Binance's 24/7 TradFi Perpetual Contracts and Their Impact on Portfolio Diversification
In late 2025, Binance launched its TradFi Perpetual Contracts, a groundbreaking product offering 24/7 exposure to traditional assets like gold and silver, settled in USDTUSDT--. According to reports, these contracts, regulated under Abu Dhabi's ADGM framework, mark the first time a crypto-native platform has bridged the gap between digital and traditional finance with a fully licensed, perpetual structure. For investors, this innovation raises critical questions: How do these contracts reshape strategic asset allocation? Can they deliver meaningful diversification in a hybrid market where volatility and leverage collide?

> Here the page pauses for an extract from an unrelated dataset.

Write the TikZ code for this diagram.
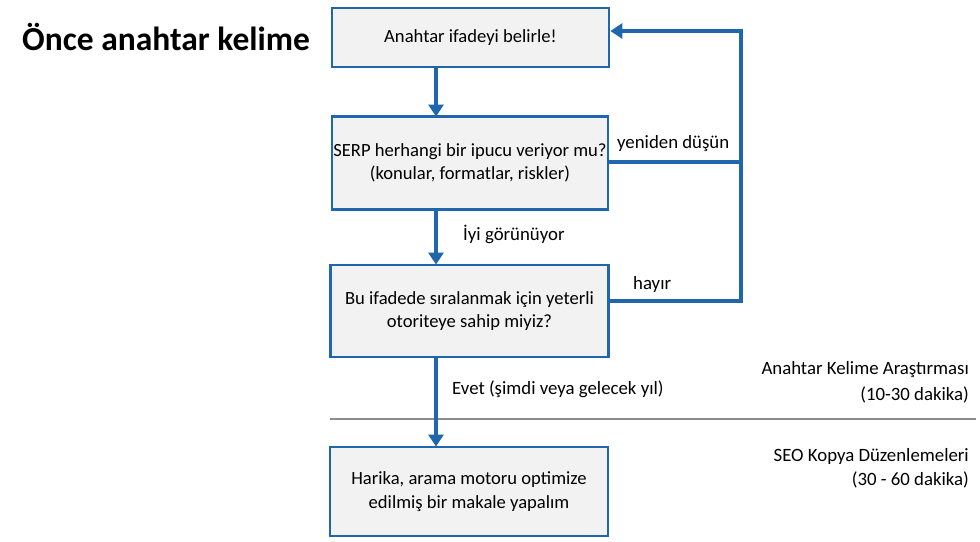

The Structure of Binance's TradFi Perpetual Contracts
Binance's TradFi perpetuals mirror its crypto perpetuals in design but track physical commodities. For example, XAUUSDT (gold) and XAGUSDT (silver) contracts allow traders to bet on traditional assets without expiry dates, using USDT as the settlement currency. Leverage of up to 40x is available, amplifying both potential returns and risks. The platform's ADGM license ensures regulatory compliance, addressing a key barrier for institutional adoption.
Critically, these contracts operate 24/7, unlike traditional markets like COMEX, which close during non-trading hours. This round-the-clock access enables traders to hedge positions or capitalize on global macroeconomic events at any time. However, the absence of traditional market hours also introduces unique risks, such as liquidity gaps during off-peak periods.
Risk-Return Dynamics: Leverage, Volatility, and Funding Rates
The risk-return profile of Binance's TradFi perpetuals is shaped by three factors: leverage, volatility, and funding rates. While the contracts themselves track physical commodities, their leveraged nature introduces crypto-like risks. For instance, during the October 2025 flash crash, $19 billion in positions were liquidated across crypto and leveraged markets. This highlights the systemic risks of high leverage, particularly in volatile environments.
Volatility metrics further complicate the picture. Gold, for example, exhibited an annualized volatility of 19.3% in 2025, significantly lower than Bitcoin's 42.0%. Silver, however, showed higher volatility, with 30-day realized volatility spiking into the mid-50s due to industrial demand and geopolitical factors. These divergent behaviors suggest that while gold may act as a stabilizer in a portfolio, silver's higher volatility could amplify both gains and losses.
Funding rates, a hallmark of perpetual contracts, also play a role. In January 2026, average funding rates for perpetual contracts fluctuated between 0.003% and 0.005%, reflecting moderate volatility. However, during periods of extreme price movement, funding rates can surge, eroding profits or triggering cascading liquidations.